If we accept this explanation by the Ramban for the diminution of the tribe of Levi, then it becomes clear that the demographic considerations pertaining to the tribe of Levi cannot be applied to the rest of the tribes during any period. The "cornerstone" of Beller's study thus falls, and together with it the entire structure.

 

Prof. Beller's selection of the principles for the application of the model suffers from a blurring of explicit figures provided by the Torah and midrashic numbers. It mixes known data with some whose source is mere exegetical hypothesis. In order to examine the question that lies at the basis of his article, we need a new formulation of the principles that serve as basic assumptions.

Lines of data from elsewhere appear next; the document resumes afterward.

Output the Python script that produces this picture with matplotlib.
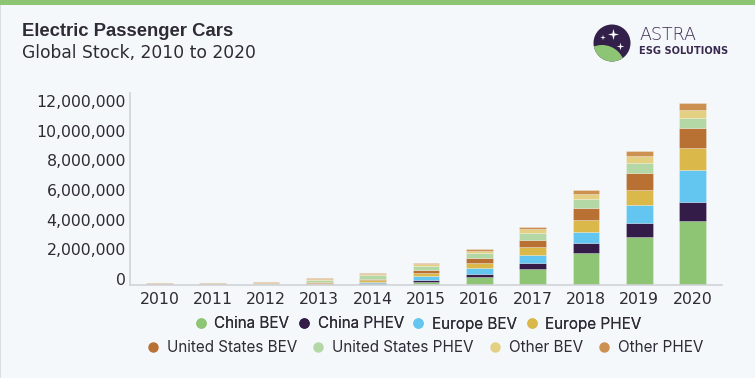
import matplotlib
matplotlib.use("Agg")
import matplotlib.pyplot as plt
from matplotlib.patches import Circle, Rectangle, Polygon
from matplotlib.lines import Line2D
from matplotlib.ticker import FuncFormatter
import numpy as np

years = ["2010", "2011", "2012", "2013", "2014", "2015", "2016", "2017", "2018", "2019", "2020"]
series_names = ["China BEV", "China PHEV", "Europe BEV", "Europe PHEV",
                "United States BEV", "United States PHEV", "Other BEV", "Other PHEV"]
china_bev   = [5000, 10000, 10000, 30000, 60000, 220000, 520000, 1080000, 2160000, 3240000, 4300000]
china_phev  = [0, 2000, 10000, 20000, 60000, 90000, 220000, 400000, 670000, 960000, 1280000]
europe_bev  = [5000, 10000, 10000, 40000, 90000, 270000, 380000, 520000, 760000, 1210000, 2180000]
europe_phev = [0, 5000, 20000, 50000, 110000, 220000, 360000, 540000, 790000, 1010000, 1460000]
us_bev      = [5000, 10000, 30000, 60000, 110000, 220000, 360000, 510000, 810000, 1120000, 1370000]
us_phev     = [10000, 10000, 50000, 120000, 220000, 250000, 300000, 470000, 610000, 670000, 690000]
other_bev   = [10000, 10000, 30000, 60000, 110000, 150000, 160000, 250000, 340000, 490000, 520000]
other_phev  = [90000, 90000, 60000, 70000, 70000, 70000, 140000, 160000, 270000, 320000, 450000]
y_ticks = [0, 2000000, 4000000, 6000000, 8000000, 10000000, 12000000]

series = [china_bev, china_phev, europe_bev, europe_phev, us_bev, us_phev, other_bev, other_phev]
colors = ["#8dc574", "#331c48", "#62c6f0", "#dab94a", "#b87033", "#b3d8a6", "#e4d083", "#cc9150"]

W, H = 755, 378
BG = "#f4f8fb"
TXT = "#2f2b36"
fig = plt.figure(figsize=(W / 100, H / 100), dpi=100, facecolor=BG)

# decoration layer in pixel coords
deco = fig.add_axes([0, 0, 1, 1], zorder=0)
deco.set_xlim(0, W)
deco.set_ylim(H, 0)
deco.axis("off")
deco.add_patch(Rectangle((0, 0), W, 5, color="#8dc574", lw=0))
deco.add_patch(Rectangle((0, 5), 1.2, H - 5, color="#d9dde2", lw=0))

deco.text(22, 31, "Electric Passenger Cars", fontsize=13.3, fontweight="heavy",
          family="Liberation Sans", color=TXT, va="center", ha="left")
deco.text(22, 53, "Global Stock, 2010 to 2020", fontsize=12.3, family="DejaVu Sans",
          color=TXT, va="center", ha="left")

# logo
cx, cy, r = 612, 43, 18.5
logo = Circle((cx, cy), r, color="#33204a", lw=0)
deco.add_patch(logo)
g = Circle((602, 68), 23, color="#8dc574", lw=0)
deco.add_patch(g)
g.set_clip_path(logo)

def star(x, y, s):
    pts = []
    for k in range(8):
        ang = np.pi / 2 + k * np.pi / 4
        rr = s if k % 2 == 0 else s * 0.28
        pts.append((x + rr * np.cos(ang), y - rr * np.sin(ang)))
    deco.add_patch(Polygon(pts, closed=True, color="white", lw=0))

star(613.5, 34.5, 5.5)
star(603, 37.5, 2.8)
star(620.5, 46.5, 3.8)

deco.text(639, 34.5, "ASTRA", fontsize=12.6, family="DejaVu Sans", fontweight="light",
          color="#3a2a50", va="center", ha="left")
deco.text(639, 51, "ESG SOLUTIONS", fontsize=7.1,
          family="DejaVu Sans", fontweight="bold", color="#3a2a50", va="center", ha="left")

# chart
ax = fig.add_axes([130 / W, 1 - 285 / H, (722 - 130) / W, (285 - 93) / H], zorder=1)
ax.set_facecolor("none")
x = np.arange(len(years))
bottom = np.zeros(len(years))
for vals, col, name in zip(series, colors, series_names):
    v = np.array(vals, dtype=float)
    ax.bar(x, v, width=0.5, bottom=bottom, color=col, edgecolor=(1, 1, 1, 0.35),
           linewidth=0.5, label=name)
    bottom += v

ax.set_xlim(-0.55, 10.55)
ax.set_ylim(0, 12950000)
ax.set_xticks(x)
ax.set_xticklabels(years)
ax.set_yticks(y_ticks)
ax.yaxis.set_major_formatter(FuncFormatter(lambda v, p: f"{int(v):,}"))
for s in ["top", "right"]:
    ax.spines[s].set_visible(False)
for s in ["left", "bottom"]:
    ax.spines[s].set_color("#cfd2d6")
    ax.spines[s].set_linewidth(1.2)
ax.tick_params(axis="both", length=0, labelsize=11.3, labelcolor=TXT)
ax.tick_params(axis="x", pad=5)
ax.tick_params(axis="y", pad=3)
for lab in ax.get_yticklabels():
    lab.set_verticalalignment("baseline")
    lab.set_family("DejaVu Sans")
for lab in ax.get_xticklabels():
    lab.set_family("DejaVu Sans")

def handles(idx):
    return [Line2D([0], [0], marker="o", linestyle="none", markersize=6.5,
                   markerfacecolor=colors[i], markeredgecolor=colors[i]) for i in idx]

common = dict(loc="center", ncol=4, frameon=False, handlelength=0.8,
              handletextpad=0.5,
              prop={"family": "Inter", "size": 11}, labelcolor=TXT)
leg1 = fig.legend(handles([0, 1, 2, 3]), series_names[0:4], columnspacing=0.55,
                  bbox_to_anchor=(418 / W, 1 - 324 / H), **common)
leg2 = fig.legend(handles([4, 5, 6, 7]), series_names[4:8], columnspacing=1.0,
                  bbox_to_anchor=(425 / W, 1 - 348 / H), **common)
fig.add_artist(leg1)

fig.savefig("out.png", dpi=100, facecolor=BG)
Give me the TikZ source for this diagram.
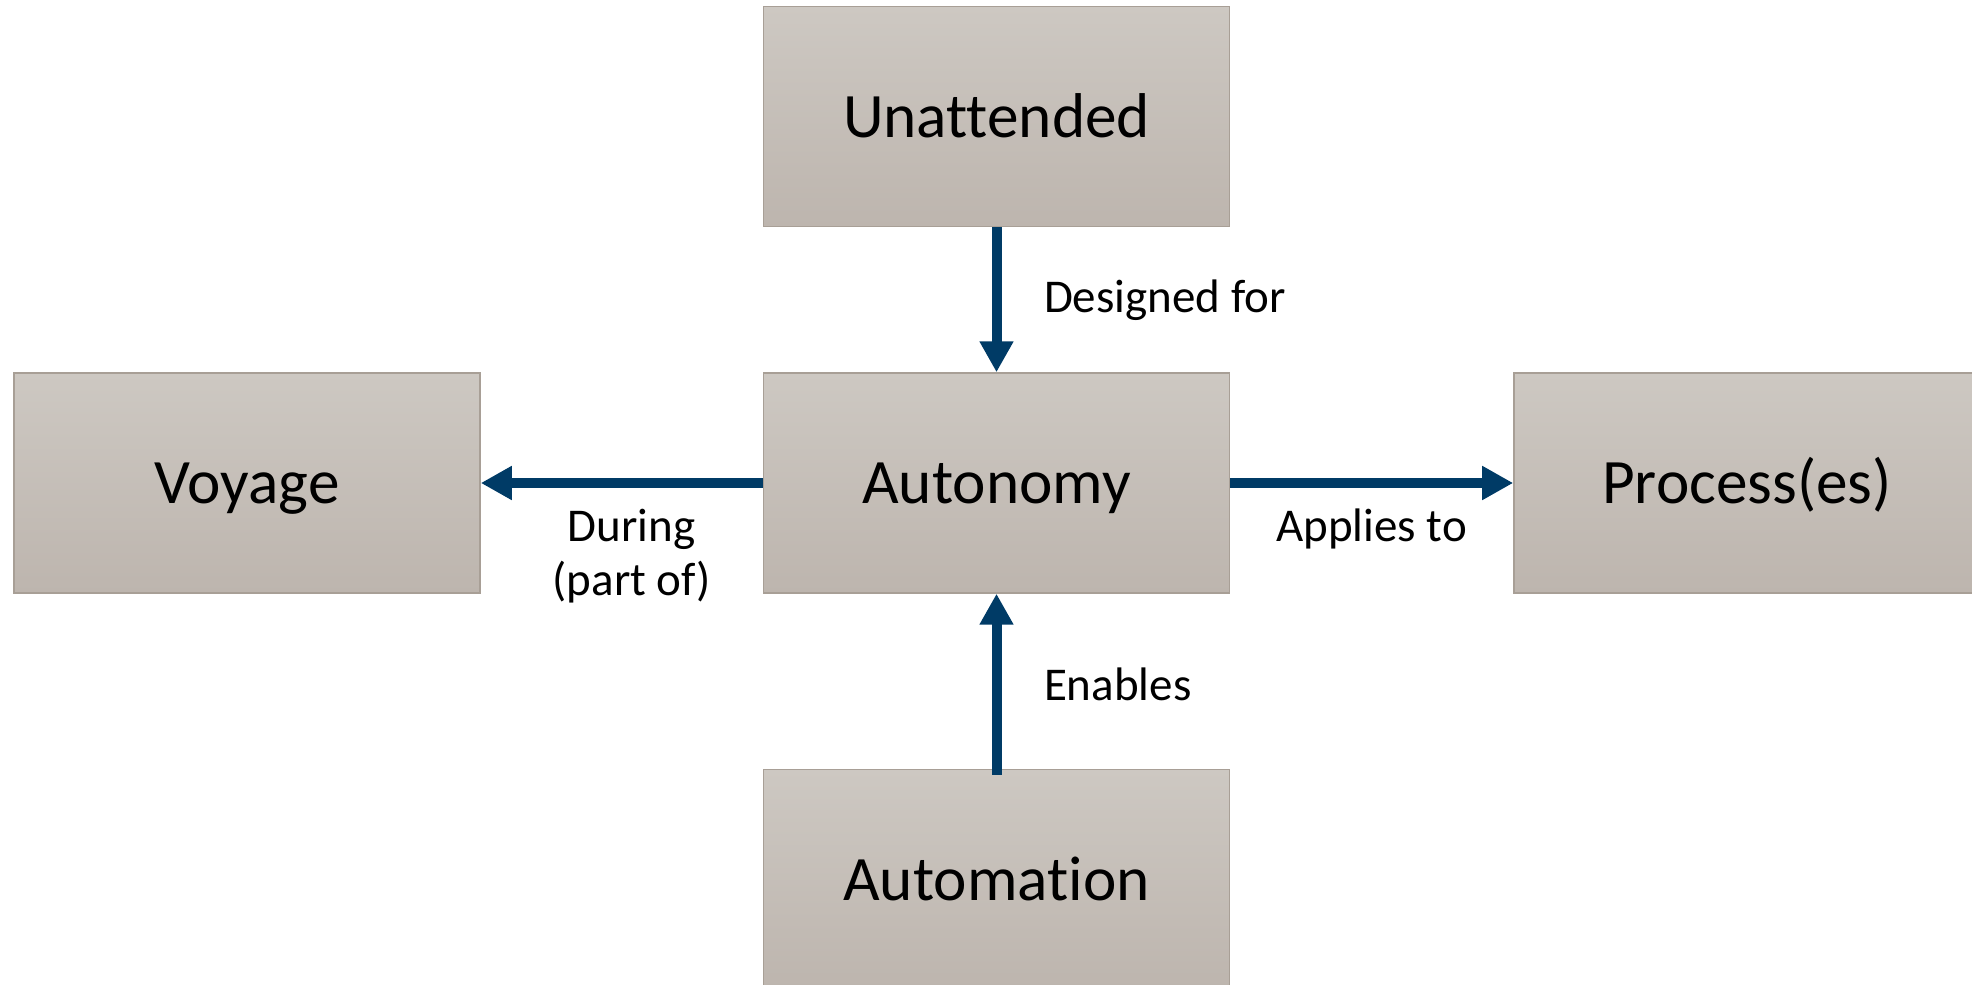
\documentclass[tikz,border=0pt]{standalone}
\usepackage{fontspec}
\setmainfont{Carlito}[Ligatures=NoCommon]
\usepackage{tikz}
\usetikzlibrary{arrows.meta,positioning}
\definecolor{boxtop}{RGB}{205,200,194}
\definecolor{boxbot}{RGB}{189,181,174}
\definecolor{boxline}{RGB}{168,159,150}
\definecolor{linkblue}{RGB}{0,59,102}
\tikzstyle{block} = [rectangle, draw=boxline, line width=0.8pt, top color=boxtop, bottom color=boxbot, minimum width=9.32cm, minimum height=4.4cm, inner sep=0pt, text height=1.14cm, text depth=0.3cm, font=\fontsize{36}{40}\selectfont]
\tikzstyle{link} = [line width=0.2cm, color=linkblue, -{Triangle[length=0.62cm,width=0.64cm]}]
\tikzstyle{lbl} = [inner sep=0pt, align=center, text=black, font=\fontsize{26.75}{30.7}\selectfont]

\begin{document}
\begin{tikzpicture}
\path[use as bounding box, clip] (0,0) rectangle (39.44,19.68);

% Boxes
\node[block] (auton) at (19.93,10.02) {Autonomy};
\node[block, above=2.9cm of auton] (unatt) {Unattended};
\node[block, left=5.64cm of auton] (voyage) {Voyage};
\node[block, right=5.66cm of auton] (proc) {Process(es)};
\node[block, below=3.5cm of auton] (automat) {Automation};

% Links
\draw[link] (unatt) -- node[lbl, midway, right=0.85cm] {Designed for} (auton);
\draw[link] (auton) -- node[lbl, midway, below=0.42cm, xshift=0.2cm] {During\\(part of)} (voyage);
\draw[link] (auton) -- node[lbl, midway, below=0.42cm] {Applies to} (proc);
\draw[link] ([yshift=-0.12cm]automat.north) -- node[lbl, midway, right=0.85cm] {Enables} (auton);
\end{tikzpicture}
\end{document}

We should concentrate on the demographic data given explicitly in the Torah in relation to Bnei Yisrael (without connection to Levi), and seek the fixed birthrate throughout the entire Egyptian exile (whose length seems unavoidably to be 210 years), with no distinction between different periods.

 

I do not know how this would affect the final result as pertaining to the question of the firstborn, and whether it would still be possible to adapt the mathematical model to the birth of 22,273 Israelite firstborn in a single year. But even if not, it is preferable to be left with the question, and to hope that the answer proposed here will be given a different basis in the future, or that a different and enlightening solution will someday be found for this particularly puzzling problem.